Analytics is the collection, analysis, processing and presentation of data that drives business intelligence and smart decision-making. Broadly speaking, there are three main types of analytics used by businesses:

  1. Descriptive analytics that explores what has happened by analyzing historic data and understanding past business outcomes.
  2. Predictive analytics that attempts to understand what might happen in future through modeling and forecasting.
  3. Prescriptive analytics that identifies and advises on possible and likely outcomes before decisions are made.

For supply chain management, descriptive analytics is a useful way to look at the past and optimize supply chain operations. However, it’s the relatively new fields of predictive and prescriptive analytics that can unlock real value in the supply chain.

These types of analytics help analyze, model, predict and prepare for future changes in the supply chain. Those insights become part of continual improvement initiatives that reduce waste, streamline processes and minimize costs. Predictive and prescriptive analytics are an important part of artificial intelligence and machine learning implementation in the supply chain.

How Predictive and Prescriptive Analytics Relate to the Supply Chain

Manage Supply and Demand Through the Supply Chain

Supply and demand vary greatly based on seasonal trends, promotions, consumer needs and other factors. Predictive analytics helps supply chain managers understand what future demands are likely to be, while prescriptive analytics analyzes the likely impact on inventory levels based on specific demand-planning decisions.
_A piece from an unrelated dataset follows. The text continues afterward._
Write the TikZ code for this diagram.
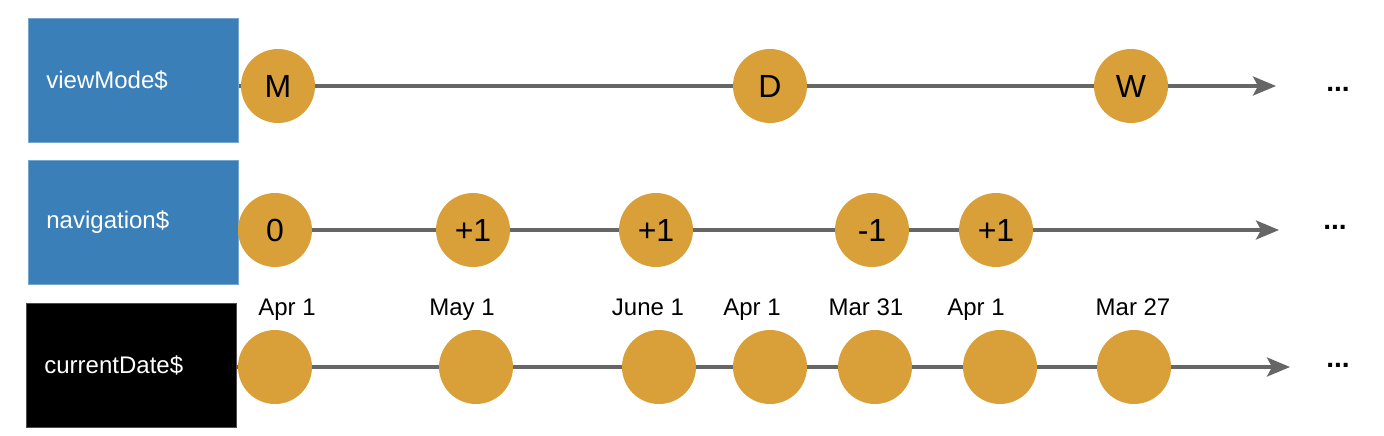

Predict ETAs and Facilitate Proactive Resolution of Disruptions

With predictive analytics from the monitoring of various shipment events, supply chain managers can accurately predict ETAs and properly plan the movement of their goods. With prescriptive analytics, exceptions are flagged and predictions are made to improve supply chain performance, resilience and responsiveness.

Match Supply Chain Decisions to Financial Outcomes

Predictive and prescriptive analytics remove the disconnect between supply chain operations and financial results. Modeling inefficiencies in the supply chain and linking that back to costs allows a business to accurately understand how delays and quality issues directly impact revenue and profits.

Implement Continual Improvement to Streamline Supply Chain Operations

Supply chain management uses analytics to understand existing bottlenecks, delays and issues with quality throughout the supply chain. Prescriptive analytics explores how specific changes will impact on supply chain operations and outcomes, allowing for recommend improvements.

Analyze Environmental and Other Trends to Understand Impacts on the Supply Chain

Weather-related, geopolitical, policy, environmental and other factors significantly impact on the flow of goods through the supply chain. Predictive analytics gathers data from all of these areas and suggests how environmental factors are likely to increase costs, delay the flow of goods or cause other issues. This helps to improve risk management and mitigation planning in the supply chain.

Why Predictive and Prescriptive Analytics Matter to the Supply Chain

Predictive and prescriptive analytics deliver several benefits the supply chain:

  • Better supply and demand planning resulting in optimized manufacture, distribution and inventory management of products.
  • Enhanced consumer satisfaction due to better product availability at all times.
  • Improved understanding of likely supply chain risks resulting in strong mitigation and contingency planning.
  • Reduction of bottlenecks, delays and quality issues in the supply chain through a process of incremental change and continual improvement.
  • Greater understanding of the financial implications of specific supply chain decisions.

The Challenges of Using Predictive and Prescriptive Analytics in the Supply Chain

The main challenges of implementing predictive and prescriptive analytics are understanding:

  • What to measure – What particular current and future data points will provide the right insight for good business intelligence?
  • How to measure – Is the data of a good quality and captured in a consistent and reliable way?
  • Why you measure – Can the data be linked to specific supply chain and business outcomes?
  • How to model – Are the predictive and prescriptive models tested to ensure reliable outputs?
  • What to act on – Are stakeholders able to act on business intelligence delivered by predictive and prescriptive analytics?

Once these challenges are overcome, predictive and prescriptive analytics will deliver a strong competitive advantage, together with much-improved control over every aspect of the supply chain.

Use Cases for Predictive and Prescriptive Analytics in Retail and Manufacturing

  • Manufacturers can understand potential risks to the flow of raw materials and change their manufacturing plans accordingly.
  • Distributors can use prescriptive analytics to optimize fleet management and ensure efficient route planning based on likely changes to traffic and other factors.
  • Retailers can use predictive analytics to understand likely trends in consumer demand and ensure they have enough stock.
  • Retailers can enhance customer satisfaction by ensuring they do not run out of inventory during busy periods.
  • Prescriptive analytics can reduce waste and inefficiencies, resulting in higher profit margins for all supply chain stakeholders.
  • Senior management can make informed business decisions based on prescriptive analytics that take financial implications into account.